In 1935, the polyptych was virtually rebuilt by Roberto Longhi, in his work, Officina ferrarese.

== Description ==
The basis of the panel depicts Saint Florian standing holding a sword with one foot propped up on a stone parapet. The different typology of the background (gold compared to the sky and figures of the lower panels) raised doubts that the work was part of the polyptych. However, placed on the top left panel, opposite Lucy, the panel of Florian fits, observing the panel of Vincent Ferrer in the central panel and the rest of the altarpiece.

The saint holds a red rose in his hand and the lace hanging from his neck recalls his martyrdom, drowning tied to a millstone.

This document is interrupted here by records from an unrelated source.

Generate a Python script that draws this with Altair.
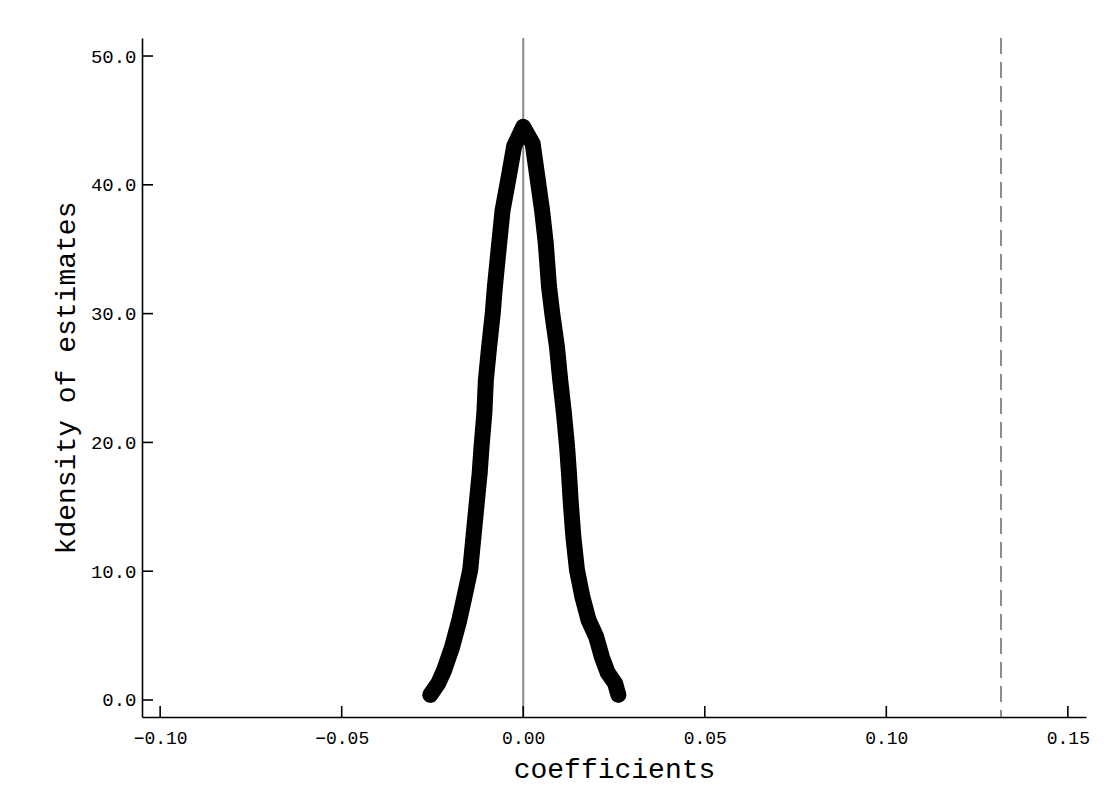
import altair as alt
import pandas as pd

# Kernel density of placebo estimates
coef = [-0.0256, -0.0234, -0.0218, -0.0196, -0.0176, -0.0162, -0.0146, -0.0137,
        -0.0128, -0.0120, -0.0115, -0.0107, -0.0103, -0.0094, -0.0084, -0.0078,
        -0.0066, -0.0057, -0.0040, -0.0025, 0.0000,
        0.0026, 0.0039, 0.0052, 0.0062, 0.0071, 0.0080, 0.0093, 0.0102, 0.0112,
        0.0121, 0.0126, 0.0131, 0.0138, 0.0148, 0.0163, 0.0180, 0.0201, 0.0217,
        0.0233, 0.0253, 0.0262]
dens = [0.4, 1.3, 2.3, 4.1, 6.2, 8.0, 10.1, 12.7,
        15.3, 17.6, 19.6, 22.3, 24.8, 27.4, 30.0, 32.1,
        35.5, 38.0, 40.6, 43.0, 44.5,
        43.2, 40.6, 38.0, 35.5, 32.1, 30.0, 27.4, 24.8, 22.3,
        19.6, 17.6, 15.3, 12.7, 10.1, 8.0, 6.2, 4.9, 3.3,
        2.1, 1.3, 0.4]

x_ticks = [-0.10, -0.05, 0.00, 0.05, 0.10, 0.15]
y_ticks = [0, 10, 20, 30, 40, 50]
zero_line = [0.0]
true_estimate = [0.1316]

x_domain = [-0.105, 0.155]
y_domain = [-1.32, 51.4]

W, H = 944, 679
FONT = "Liberation Mono"

df = pd.DataFrame({"coef": coef, "dens": dens, "idx": list(range(len(coef)))})
xt = pd.DataFrame({"x": x_ticks})
yt = pd.DataFrame({"y": y_ticks})

xs = alt.Scale(domain=x_domain, nice=False, zero=False)
ys = alt.Scale(domain=y_domain, nice=False, zero=False)

x_axis = alt.Axis(values=x_ticks, format=".2f", tickSize=0, labelPadding=12,
                  labelFontSize=18, labelFont=FONT, labelColor="black",
                  title="coefficients", titleFont=FONT, titleFontSize=28,
                  titleFontWeight="normal", titleColor="black", titlePadding=8,
                  domainColor="black", domainWidth=1.6, grid=False)
y_axis = alt.Axis(values=y_ticks, format=".1f", tickSize=0, labelPadding=6,
                  labelFontSize=19, labelFont=FONT, labelColor="black",
                  title="kdensity of estimates", titleFont=FONT, titleFontSize=28,
                  titleFontWeight="normal", titleColor="black", titlePadding=10,
                  domainColor="black", domainWidth=1.6, grid=False)

base = alt.Chart(df)

curve = base.mark_line(color="black", strokeWidth=16, strokeCap="round",
                       strokeJoin="round").encode(
    x=alt.X("coef:Q", scale=xs, axis=x_axis),
    y=alt.Y("dens:Q", scale=ys, axis=y_axis),
    order="idx:Q",
)
dots = base.mark_circle(color="black", opacity=1, size=220).encode(
    x=alt.X("coef:Q", scale=xs),
    y=alt.Y("dens:Q", scale=ys),
)

vline0 = alt.Chart(pd.DataFrame({"x": zero_line})).mark_rule(
    color="#8a8a8a", strokeWidth=2).encode(x=alt.X("x:Q", scale=xs))
vline1 = alt.Chart(pd.DataFrame({"x": true_estimate})).mark_rule(
    color="#8a8a8a", strokeWidth=2, strokeDash=[16, 8]).encode(x=alt.X("x:Q", scale=xs))

xticks = alt.Chart(xt).mark_rule(color="black", strokeWidth=1.6).encode(
    x=alt.X("x:Q", scale=xs), y=alt.value(H), y2=alt.value(H - 11))
yticks = alt.Chart(yt).mark_rule(color="black", strokeWidth=1.6).encode(
    y=alt.Y("y:Q", scale=ys), x=alt.value(0), x2=alt.value(11))

chart = alt.layer(vline0, vline1, xticks, yticks, curve, dots).properties(
    width=W, height=H,
    autosize=alt.AutoSizeParams(type="none"),
    padding={"left": 134, "top": 30, "right": 14, "bottom": 80},
    background="white",
).configure_view(strokeWidth=0)

chart.save("out.html", embed_options={"renderer": "svg", "actions": False})
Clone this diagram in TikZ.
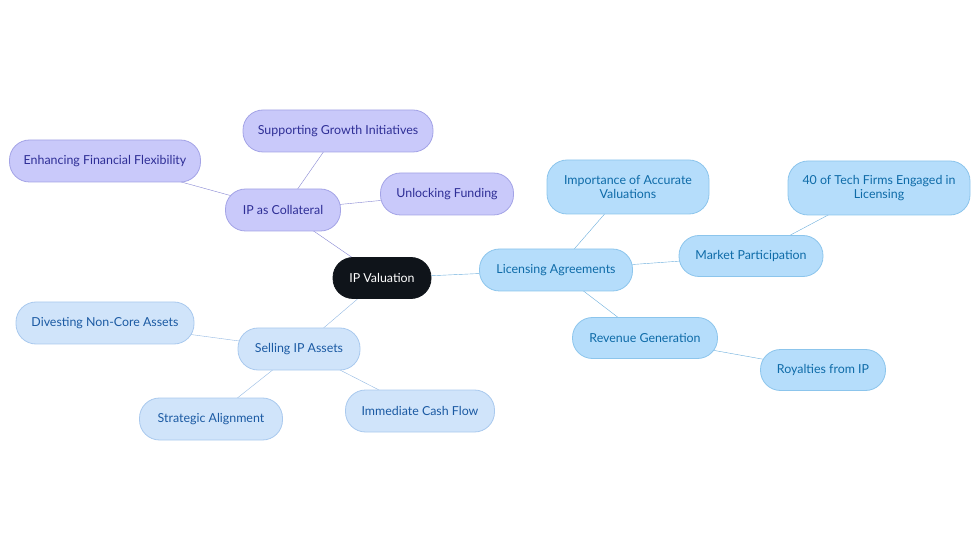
\documentclass[tikz,border=0pt]{standalone}
\usepackage{fontspec}
\setmainfont{Lato}
\usetikzlibrary{backgrounds}
\definecolor{rootfill}{HTML}{0F141A}
\definecolor{colfill}{HTML}{C9C9FA}
\definecolor{coldraw}{HTML}{A3A3E6}
\definecolor{coltext}{HTML}{2E2E96}
\definecolor{colline}{HTML}{8585D3}
\definecolor{licfill}{HTML}{B5DDFB}
\definecolor{licdraw}{HTML}{8CC5EC}
\definecolor{lictext}{HTML}{0E6BA8}
\definecolor{licline}{HTML}{6BAEDC}
\definecolor{selfill}{HTML}{D0E4FA}
\definecolor{seldraw}{HTML}{A9C9EE}
\definecolor{seltext}{HTML}{1B5AA3}
\definecolor{selline}{HTML}{93B9E2}
\tikzset{
  mind/.style={rounded corners=20pt, minimum height=42pt, inner sep=2pt, align=center, font=\fontsize{12.4}{13.5}\selectfont, line width=0.8pt},
  root/.style={mind, fill=rootfill, draw=rootfill, text=white},
  colnode/.style={mind, fill=colfill, draw=coldraw, text=coltext},
  licnode/.style={mind, fill=licfill, draw=licdraw, text=lictext},
  selnode/.style={mind, fill=selfill, draw=seldraw, text=seltext}
}
\begin{document}
\begin{tikzpicture}[x=1pt, y=-1pt]
  \useasboundingbox (0,0) rectangle (980,553);
  % centre
  \node[root, minimum width=98pt, minimum height=41pt] (ipv) at (382,278) {IP Valuation};
  % licensing branch
  \node[licnode, minimum width=153pt] (lic) at (556,270) {Licensing Agreements};
  \node[licnode, minimum width=162pt, minimum height=54pt] (imp) at (628,187) {Importance of Accurate\\Valuations};
  \node[licnode, minimum width=144pt, minimum height=41pt] (mkt) at (751,256) {Market Participation};
  \node[licnode, minimum width=182pt, minimum height=54pt] (tech) at (879,188) {40 of Tech Firms Engaged in\\Licensing};
  \node[licnode, minimum width=145pt, minimum height=41pt] (rev) at (645,338) {Revenue Generation};
  \node[licnode, minimum width=125pt, minimum height=41pt] (roy) at (823,370) {Royalties from IP};
  % collateral branch
  \node[colnode, minimum width=115pt] (col) at (283,210) {IP as Collateral};
  \node[colnode, minimum width=190pt] (grow) at (338,131) {Supporting Growth Initiatives};
  \node[colnode, minimum width=191pt] (flex) at (105,161) {Enhancing Financial Flexibility};
  \node[colnode, minimum width=133pt] (fund) at (447,194) {Unlocking Funding};
  % selling branch
  \node[selnode, minimum width=122pt] (sell) at (299,349) {Selling IP Assets};
  \node[selnode, minimum width=178pt] (div) at (105,323) {Divesting Non-Core Assets};
  \node[selnode, minimum width=143pt] (strat) at (211,419) {Strategic Alignment};
  \node[selnode, minimum width=149pt] (cash) at (420,411) {Immediate Cash Flow};
  % links
  \begin{scope}[on background layer, line width=1.7pt]
    \draw[licline] (ipv.center) -- (lic.center);
    \draw[licline] (lic.center) -- (imp.center);
    \draw[licline] (lic.center) -- (mkt.center);
    \draw[licline] (mkt.center) -- (tech.center);
    \draw[licline] (lic.center) -- (rev.center);
    \draw[licline] (rev.center) -- (roy.center);
    \draw[colline] (ipv.center) -- (col.center);
    \draw[colline] (col.center) -- (grow.center);
    \draw[colline] (col.center) -- (flex.center);
    \draw[colline] (col.center) -- (fund.center);
    \draw[selline] (ipv.center) -- (sell.center);
    \draw[selline] (sell.center) -- (div.center);
    \draw[selline] (sell.center) -- (strat.center);
    \draw[selline] (sell.center) -- (cash.center);
  \end{scope}
\end{tikzpicture}
\end{document}
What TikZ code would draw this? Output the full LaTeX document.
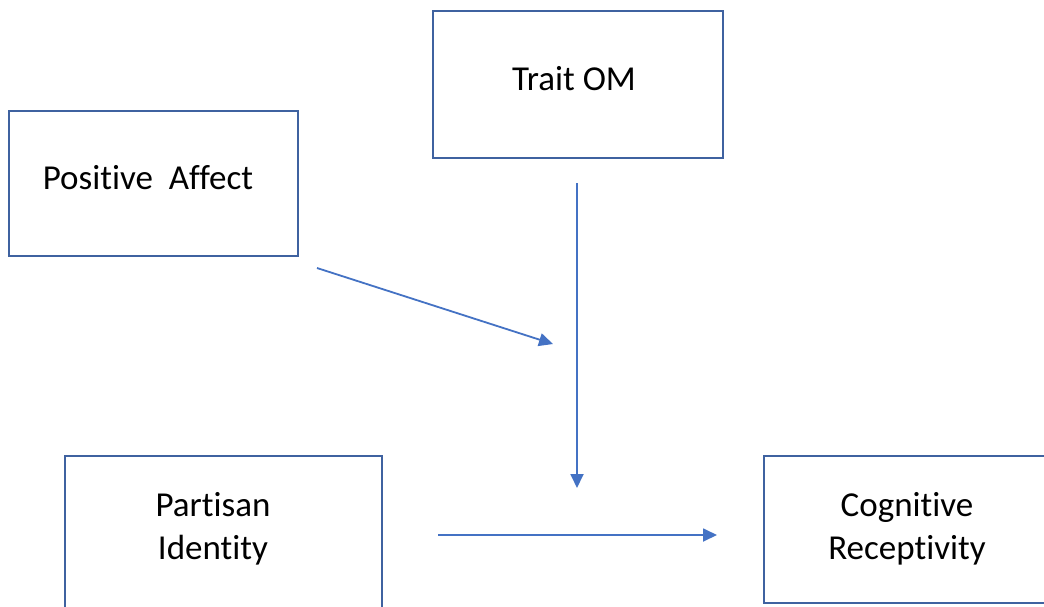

Reflecting the influence of Piero della Francesca, del Cossa's rendition of Florian figure is solemn and regal with attention is given to the anatomical and naturalistic rendering of the subject. This is best seen in the soft gestures and in the rendering of the hands. The striking stance, with the oval of the red cape and by the shortened circle that draws the wavy line of the edge of the petticoat. The pattern of his boot shows Yoshimura buckling.